Tory's first car was a Ford Mustang. "It wasn't a very good car. It was the famous year where they tried to revive it, I can't remember the year, but in any event it looked much different.
"I think it was quite a flop actually because they tried to craft their way from the look of the original Mustang. It was like Coke Classic; they tried to take Coke that was working perfectly well and reinvented it as something else and it was a dismal failure."
Actually, his first car was supposed to be a different Ford.
"My grandfather had a 1957-58 Thunderbird coupe - it was white with a red roof. … Before he died, he said he was going to leave me this car in his will, which he did.
"He died when I was only 15 and my parents very wisely said I shouldn't have a car right when I turn 16 and they sold it. Today's kids would have taken them to court - you can't do that!" he laughs.
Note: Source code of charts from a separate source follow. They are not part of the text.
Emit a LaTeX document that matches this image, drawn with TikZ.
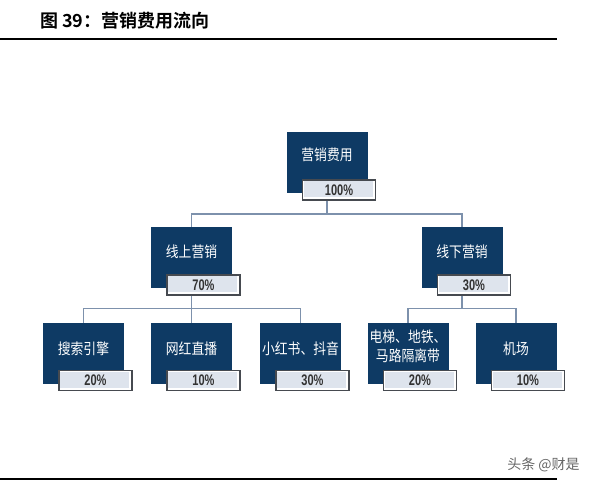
\documentclass[tikz,border=0pt]{standalone}
\usepackage{fontspec}
\newfontfamily\cjk{Noto Sans CJK SC}[BoldFont={Noto Sans CJK SC Bold}]
\newfontfamily\cjkcond{Noto Sans CJK SC}[FakeStretch=0.85]
\newfontfamily\numfont{Liberation Sans}[FakeStretch=0.72]
\usetikzlibrary{positioning, calc}

\definecolor{navy}{RGB}{14,58,100}
\definecolor{linkblue}{RGB}{125,145,172}
\definecolor{pctfill}{RGB}{222,228,237}
\definecolor{pctline}{RGB}{70,74,80}

\begin{document}
\begin{tikzpicture}[
    x=0.75pt, y=-0.75pt,
    card/.style={rectangle, fill=navy, minimum width=60.75pt, minimum height=45.75pt, inner sep=0pt},
    cardtext/.style={text=white, font=\cjkcond\fontsize{11.3}{14.25}\selectfont, align=center, inner sep=0pt},
    pct/.style={rectangle, draw=pctline, line width=0.8pt, fill=white, minimum width=54.75pt, minimum height=15pt, inner sep=0pt,
        font=\numfont\bfseries\fontsize{11.5}{12}\selectfont, text=black!80,
        path picture={\fill[pctfill] ([shift={(0.8pt,-0.8pt)}]path picture bounding box.north west) rectangle ([shift={(-2.2pt,2pt)}]path picture bounding box.south east);}},
    link/.style={draw=linkblue, line width=0.9pt},
    rule/.style={line width=1.5pt}
]
\useasboundingbox (0,0) rectangle (594,488);

% Title
\node[font=\cjk\bfseries\fontsize{13.5}{16}\selectfont, anchor=west, inner sep=0pt] (title) at (40,21) {图 39：营销费用流向};
\coordinate (ruleA) at (0,39);
\coordinate (ruleB) at (557,39);
\draw[rule] (ruleA) -- (ruleB);

% Level 1
\node[card] (top) at (327,163) {};
\node[cardtext] (top-t) at ($(top)+(0,-8)$) {营销费用};
\node[pct] (top-p) at ($(top)+(12,27)$) {100\%};

% Level 2
\node[card] (on) at (191.5,258) {};
\node[cardtext] (on-t) at ($(on)+(0,-6)$) {线上营销};
\node[pct] (on-p) at ($(on)+(12,27)$) {70\%};

\node[card] (off) at (462,258) {};
\node[cardtext] (off-t) at ($(off)+(0,-6)$) {线下营销};
\node[pct] (off-p) at ($(off)+(12,27)$) {30\%};

% Level 3
\node[card] (search) at (83.5,353.5) {};
\node[cardtext] (search-t) at ($(search)+(0,-5)$) {搜索引擎};
\node[pct] (search-p) at ($(search)+(12,27)$) {20\%};

\node[card] (live) at (191.5,353.5) {};
\node[cardtext] (live-t) at ($(live)+(0,-5)$) {网红直播};
\node[pct] (live-p) at ($(live)+(12,27)$) {10\%};

\node[card] (xhs) at (300.5,353.5) {};
\node[cardtext] (xhs-t) at ($(xhs)+(0,-5)$) {小红书、抖音};
\node[pct] (xhs-p) at ($(xhs)+(12,27)$) {30\%};

\node[card] (metro) at (408,353.5) {};
\node[cardtext] (metro-t) at ($(metro)+(0,-7)$) {电梯、地铁、\\马路隔离带};
\node[pct] (metro-p) at ($(metro)+(12,27)$) {20\%};

\node[card] (air) at (516,353.5) {};
\node[cardtext] (air-t) at ($(air)+(0,-5)$) {机场};
\node[pct] (air-p) at ($(air)+(12,27)$) {10\%};

% Connectors
\coordinate (bus1) at (0,214);
\coordinate (bus2) at (0,308.5);
\draw[link] (top.south |- top-p.south) -- (top.south |- bus1);
\draw[link] (on.north) -- (on.north |- bus1) -- (off.north |- bus1) -- (off.north);

\draw[link] (on.south |- on-p.south) -- (on.south |- bus2);
\draw[link] (search.north) -- (search.north |- bus2) -- (xhs.north |- bus2) -- (xhs.north);
\draw[link] (live.north) -- (live.north |- bus2);

\draw[link] (off.south |- off-p.south) -- (off.south |- bus2);
\draw[link] (metro.north) -- (metro.north |- bus2) -- (air.north |- bus2) -- (air.north);

% Footer
\coordinate (footA) at (0,479);
\coordinate (footB) at (557,479);
\draw[rule] (footA) -- (footB);
\node[font=\cjk\fontsize{10.5}{12}\selectfont, text=black!60, anchor=east, inner sep=0pt] (mark) at (580,465) {头条 @财是};

\end{tikzpicture}
\end{document}
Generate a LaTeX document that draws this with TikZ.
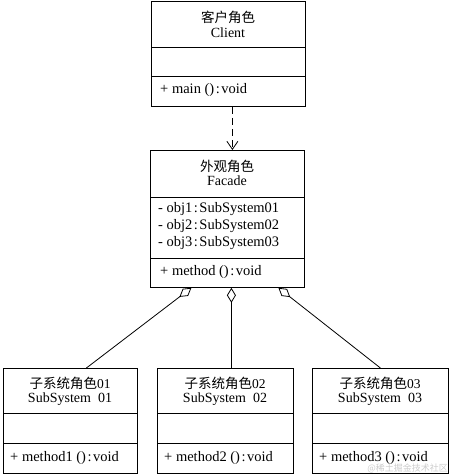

"In fact, the man who bought it still owns it. I have half a mind to go and say to him, 'Look when you get to the point when you want to get rid of it, sell it to me.'"
Over the years, Tory has owned a Toyota Celica, an Oldsmobile Cutlass, a Chevrolet Monte Carlo, several Chrysler minivans, two Jeep Cherokees and a Pontiac Grand Prix, which his wife dumped unexpectedly.
"It almost had a hole in the floor. It had rattling, banging and a symphony of bad noises. You would shut it off and it would run for another couple of minutes after you'd take the key out.
"My wife thought it was such an embarrassment and, one day, she just had it towed away," he says with a laugh, before admitting it was a smart move on her part; the Grand Prix had run its course.
Tory's favourite rides were the Jeep Cherokees. "I liked those immensely. They were sporty and practical because there was room in them to put your stuff.
"They sat up a bit off the road, which I liked. They were very versatile - they could drive in the snow well and my son took them off-road a couple of times, which I'd never be inclined to do. That's just a matter of lack of courage."
But his wife put an end to a third Cherokee. He bought the Lexus RX300 instead.
"Barb told me after I had two of them, I couldn't get another one. She said you should get something else, so I got this Lexus.
"I'm not sure it was exactly what she had in mind. I think she was interested in getting some sort of sports car, but I wasn't," says Tory, who has also practised law in his career, and was chief executive officer of Rogers Cable and the commissioner of the Canadian Football League.
Now, he can't imagine parting with his Lexus. "It's like an old friend - I don't think about replacing it because there seems to be no issues. I figure if it ain't broke, why replace it?"
But if he could, he'd probably go back to a Cherokee. "It sounds weird - I'd probably get another Jeep because I've always liked them. Barb will just die when she reads this."